The input format for these clustering algorithms is currently affinity tuples. It would be very nice to have this process automated. Marking for 0.5 as this will require some investigation.

-- 
This message is automatically generated by JIRA.
-
You can reply to this email to add a comment to the issue online.

[jira] Commented: (MAHOUT-518) Implement Affinity Preprocessing for Eigencuts and Spectral KMeans

Posted by "Shannon Quinn (JIRA)" <ji...@apache.org>.

    [ https://issues.apache.org/jira/browse/MAHOUT-518?page=com.atlassian.jira.plugin.system.issuetabpanels:comment-tabpanel&focusedCommentId=12918578#action_12918578 ] 

Shannon Quinn commented on MAHOUT-518:
--------------------------------------

Some of the examples I've seen of generalized spectral clustering use points in two-dimensional space and generate affinities between them. In theory there's no issue with this; the only problem is you can easily imagine situations where the data are non-symmetric (i.e. the KNN of one point has a member which does not contain the original point in its KNN), so yes the only way to guarantee symmetry is to compute the affinity of each point with every other point, and that clearly isn't scalable. A distance threshold would work much better - something more along the lines of density estimation?

> Implement Affinity Preprocessing for Eigencuts and Spectral KMeans
> ------------------------------------------------------------------
>
>                 Key: MAHOUT-518
>                 URL: https://issues.apache.org/jira/browse/MAHOUT-518
>             Project: Mahout
>          Issue Type: Improvement
>          Components: Clustering
>    Affects Versions: 0.4
>            Reporter: Jeff Eastman
>             Fix For: 0.5
>
>
> The input format for these clustering algorithms is currently affinity tuples. It would be very nice to have this process automated. Marking for 0.5 as this will require some investigation.

-- 
This message is automatically generated by JIRA.
-
You can reply to this email to add a comment to the issue online.

[jira] Commented: (MAHOUT-518) Implement Affinity Preprocessing for Eigencuts and Spectral KMeans

Posted by "Jeff Eastman (JIRA)" <ji...@apache.org>.

    [ https://issues.apache.org/jira/browse/MAHOUT-518?page=com.atlassian.jira.plugin.system.issuetabpanels:comment-tabpanel&focusedCommentId=12918273#action_12918273 ] 

Jeff Eastman commented on MAHOUT-518:
-------------------------------------

Mean Shift is used in image processing too, but has shown itself to work pretty well on other vector clustering applications. I wonder if spectral clustering can be also? I see that the affinity preprocessing of n, arbitrary vectors might produce a dense nxn matrix if we used a DistanceMeasure as the affinity measure and this would clearly not scale. There are also scalability problems with needing to compare each point with every other as in Mean Shift. But the addition of a distance threshold, similar to T1 & T2 for Canopy could allow a distance-measure-based preprocessor to produce affinity matrices that were both square and sparse. It might just be GIGO, but it would allow the spectral clustering jobs to consume arbitrary vectors like most of the other clustering jobs. 
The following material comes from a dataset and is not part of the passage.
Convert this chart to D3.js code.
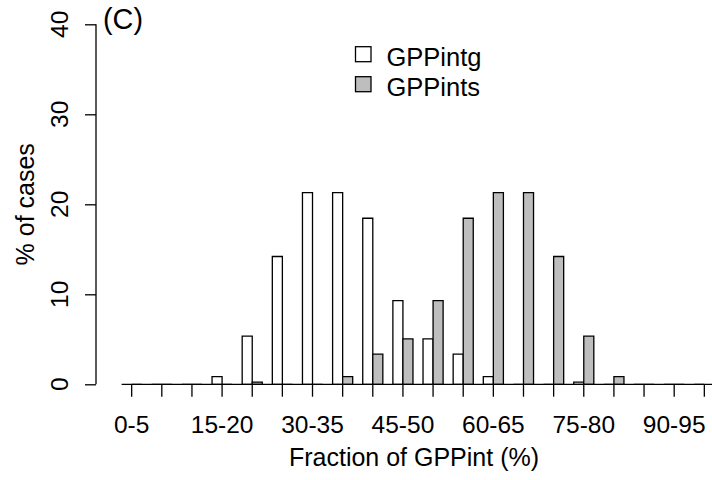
<!DOCTYPE html>
<html>
<head>
<meta charset="utf-8">
<script src="https://cdn.jsdelivr.net/npm/d3@7"></script>
<style>
  html, body { margin: 0; padding: 0; background: #fff; }
  svg { display: block; }
  text { font-family: "Liberation Sans", Arial, sans-serif; fill: #000; }
</style>
</head>
<body>
<svg id="chart" width="712" height="480"></svg>
<script>
// ---- data ----
const categories = ["0-5","5-10","10-15","15-20","20-25","25-30","30-35","35-40","40-45","45-50",
                    "50-55","55-60","60-65","65-70","70-75","75-80","80-85","85-90","90-95","95-100"];
const seriesNames = ["GPPintg", "GPPints"];
const gppintg = [0, 0, 0, 0.85, 5.35, 14.2, 21.3, 21.3, 18.45, 9.3, 5.05, 3.35, 0.85, 0, 0, 0.25, 0, 0, 0, 0];
const gppints = [0, 0, 0, 0, 0.25, 0, 0, 0.85, 3.35, 5.05, 9.3, 18.45, 21.3, 21.3, 14.2, 5.35, 0.85, 0, 0, 0];
const yTicks = [0, 10, 20, 30, 40];
const labelledCategories = ["0-5", "15-20", "30-35", "45-50", "60-65", "75-80", "90-95"];
const colors = ["#ffffff", "#bebebe"];

// ---- drawing ----
const svg = d3.select("#chart");
const tickFont = 24.5, titleFont = 25, legendFont = 25.5;

const x0 = d3.scaleBand().domain(categories).range([116.6, 719.4]).paddingInner(1/3).paddingOuter(1/6);
const x1 = d3.scaleBand().domain(seriesNames).range([0, x0.bandwidth()]);
const y = d3.scaleLinear().domain([0, 40]).range([384.3, 24.3]);

const values = [gppintg, gppints];
const bars = [];
categories.forEach((c, i) => {
  seriesNames.forEach((s, j) => bars.push({c, s, j, v: values[j][i]}));
});

svg.append("g").selectAll("path").data(bars).join("path")
  .attr("d", d => {
    const xa = x0(d.c) + x1(d.s), xb = xa + x1.bandwidth();
    const ya = y(0), yb = y(d.v);
    return `M${xa},${ya}H${xb}V${yb}H${xa}Z`;
  })
  .attr("fill", d => colors[d.j])
  .attr("stroke", "#000")
  .attr("stroke-width", 1.3);

// x axis (ticks at group centres, labels only where R had room)
const xAxis = d3.axisBottom(x0).tickSize(12.4).tickSizeOuter(0)
  .tickFormat(d => labelledCategories.includes(d) ? d : "");
const gx = svg.append("g").attr("transform", `translate(0,${y(0)})`).call(xAxis);
gx.select(".domain").remove();
gx.selectAll(".tick line").attr("stroke", "#000").attr("stroke-width", 1.3);
gx.selectAll(".tick text").attr("font-size", tickFont).attr("dy", null).attr("y", 48.4)
  .attr("font-family", "Liberation Sans, Arial, sans-serif");
gx.append("line")
  .attr("x1", x0(categories[0]) + x0.bandwidth()/2)
  .attr("x2", x0(categories[categories.length-1]) + x0.bandwidth()/2)
  .attr("stroke", "#000").attr("stroke-width", 1.3);

// y axis
const yAxis = d3.axisLeft(y).tickValues(yTicks).tickSize(11).tickSizeOuter(0);
const gy = svg.append("g").attr("transform", "translate(96,0)").call(yAxis);
gy.select(".domain").attr("stroke", "#000").attr("stroke-width", 1.3)
  .attr("d", `M0,${y(0)}V${y(40)}`);
gy.selectAll(".tick line").attr("stroke", "#000").attr("stroke-width", 1.3);
gy.selectAll(".tick text").remove();
svg.append("g").selectAll("text").data(yTicks).join("text")
  .attr("transform", d => `translate(68,${y(d)}) rotate(-90)`)
  .attr("text-anchor", "middle")
  .attr("font-size", tickFont)
  .text(d => d);

// axis titles
svg.append("text")
  .attr("transform", `translate(33.5,${y(20)}) rotate(-90)`)
  .attr("text-anchor", "middle").attr("font-size", titleFont)
  .text("% of cases");
svg.append("text")
  .attr("x", 414).attr("y", 466)
  .attr("text-anchor", "middle").attr("font-size", titleFont)
  .text("Fraction of GPPint (%)");

// panel label
svg.append("text").attr("x", 103).attr("y", 28.5).attr("font-size", 28.8).text("(C)");

// legend
const legend = svg.append("g");
seriesNames.forEach((s, j) => {
  const cy = 54.2 + j * 30;
  legend.append("rect").attr("x", 355.5).attr("y", cy - 7.5).attr("width", 15.5).attr("height", 15)
    .attr("fill", colors[j]).attr("stroke", "#000").attr("stroke-width", 1.3);
  legend.append("text").attr("x", 386.5).attr("y", cy + 12).attr("font-size", legendFont).text(s);
});
</script>
</body>
</html>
> Implement Affinity Preprocessing for Eigencuts and Spectral KMeans
> ------------------------------------------------------------------
>
>                 Key: MAHOUT-518
>                 URL: https://issues.apache.org/jira/browse/MAHOUT-518
>             Project: Mahout
>          Issue Type: Improvement
>          Components: Clustering
>    Affects Versions: 0.4
>            Reporter: Jeff Eastman
>             Fix For: 0.5
>
>
> The input format for these clustering algorithms is currently affinity tuples. It would be very nice to have this process automated. Marking for 0.5 as this will require some investigation.

-- 
This message is automatically generated by JIRA.
-
You can reply to this email to add a comment to the issue online.
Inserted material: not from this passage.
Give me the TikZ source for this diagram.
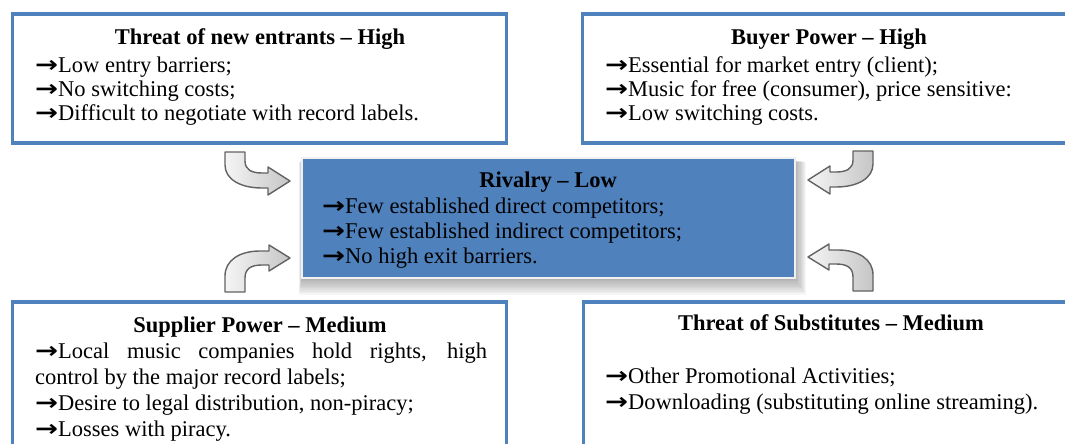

[jira] Commented: (MAHOUT-518) Implement Affinity Preprocessing for Eigencuts and Spectral KMeans

Posted by "Jeff Eastman (JIRA)" <ji...@apache.org>.

    [ https://issues.apache.org/jira/browse/MAHOUT-518?page=com.atlassian.jira.plugin.system.issuetabpanels:comment-tabpanel&focusedCommentId=12918593#action_12918593 ] 
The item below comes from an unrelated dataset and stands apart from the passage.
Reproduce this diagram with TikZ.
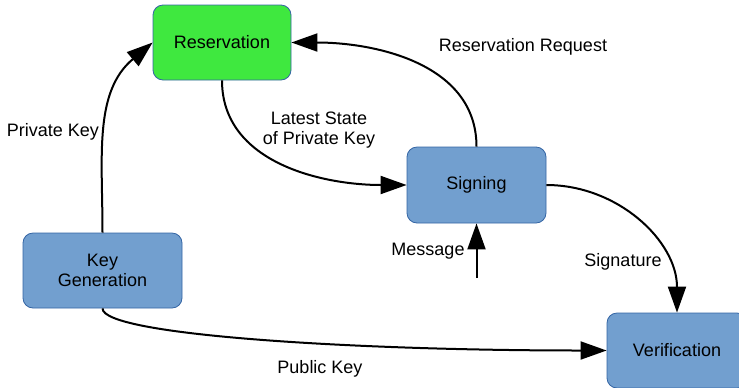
\documentclass[tikz,border=0pt]{standalone}
\usepackage{fontspec}
\setmainfont{Liberation Sans}
\usepackage{tikz}
\usetikzlibrary{arrows.meta}

\definecolor{boxblue}{HTML}{729FCF}
\definecolor{boxgreen}{HTML}{3FE83F}
\definecolor{edgeblue}{HTML}{3465A4}

\begin{document}
\begin{tikzpicture}[x=0.75pt, y=-0.75pt,
		font=\fontsize{13.5}{15}\selectfont,
		block/.style={draw=edgeblue, line width=0.6pt, fill=boxblue, rounded corners=7.5pt,
			inner sep=0pt, align=center, minimum height=56.25pt},
		link/.style={line width=1.5pt, -{Triangle[length=19.5pt, width=13.5pt]}}]
		\useasboundingbox (0,0) rectangle (739,387);
		
		% Coordinates
		\coordinate (C_res) at (222, 42.5);
		\coordinate (C_sig) at (476.5, 185);
		\coordinate (C_key) at (102.5, 270.5);
		\coordinate (C_ver) at (677, 350.5);
		\coordinate (C_msg) at (476.5, 278);
		
		% Boxes
		\node[block, fill=boxgreen, minimum width=103.5pt] (reserv) at (C_res) {Reservation};
		\node[block, minimum width=104.25pt, minimum height=57pt] (sign) at (C_sig) {Signing};
		\node[block, minimum width=119.25pt] (keygen) at (C_key) {Key\\Generation};
		\node[block, minimum width=105pt] (verif) at (C_ver) {Verification};
		
		% Connectors
		\draw[link] (keygen.north) to[out=90, in=220] (reserv.west);
		\draw[link] (reserv.south) to[out=-90, in=180] (sign.west);
		\draw[link] (sign.north) to[out=90, in=0] (reserv.east);
		\draw[link] (sign.east) to[out=0, in=90] (verif.north);
		\draw[link] (C_msg) -- (sign.south);
		\draw[link] (keygen.south) .. controls +(0,27) and +(-250,0) .. (verif.west);
		
		% Labels
		\node (l_priv) at (53, 132) {Private Key};
		\node[align=center] (l_state) at (319, 130) {Latest State\\of Private Key};
		\node (l_req) at (523, 47) {Reservation Request};
		\node (l_msg) at (428, 251) {Message};
		\node (l_sig) at (623, 262) {Signature};
		\node (l_pub) at (320, 369) {Public Key};
	\end{tikzpicture}
\end{document}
Jeff Eastman commented on MAHOUT-518:
-------------------------------------

Sort of. The density estimators both use a set of representative points taken from the clustered points output after clustering. But using a threshold to force large distance measures to product zero affinities - instead of just small affinities - would make the A matrix sparse again and allow subsequent processing to scale better. Even with such a threshold; however, the need to compare each point with every other would make it tricky to do at scale. I can imagine some sort of mapper-side join in a custom InputFormat would be required as in DRM.

> Implement Affinity Preprocessing for Eigencuts and Spectral KMeans
> ------------------------------------------------------------------
>
>                 Key: MAHOUT-518
>                 URL: https://issues.apache.org/jira/browse/MAHOUT-518
>             Project: Mahout
>          Issue Type: Improvement
>          Components: Clustering
>    Affects Versions: 0.4
>            Reporter: Jeff Eastman
>             Fix For: 0.5
>
>
> The input format for these clustering algorithms is currently affinity tuples. It would be very nice to have this process automated. Marking for 0.5 as this will require some investigation.

-- 
This message is automatically generated by JIRA.
-
You can reply to this email to add a comment to the issue online.

[jira] Commented: (MAHOUT-518) Implement Affinity Preprocessing for Eigencuts and Spectral KMeans

Posted by "Shannon Quinn (JIRA)" <ji...@apache.org>.

    [ https://issues.apache.org/jira/browse/MAHOUT-518?page=com.atlassian.jira.plugin.system.issuetabpanels:comment-tabpanel&focusedCommentId=12917263#action_12917263 ] 

Shannon Quinn commented on MAHOUT-518:
--------------------------------------

This is worth discussion: Eigencuts (and spectral clustering algorithms on a whole) is designed to work specifically on images, but in theory can be used for any general-purpose clustering if the data format is correct. The primary issue here, however, is that the input affinity matrix A currently must be symmetrical (and sparse, but that's the Mahout requirement). The symmetry is easy to do with images: the general rule of thumb is that for each pixel, the neighborhood of affinities consists of the 8 pixels around it, therefore making it both sparse and symmetric. Were these data points to be drawn from arbitrary distributions (say, a bunch of points in Euclidean space), you can picture instances where the neighborhoods of nearest data points aren't symmetric.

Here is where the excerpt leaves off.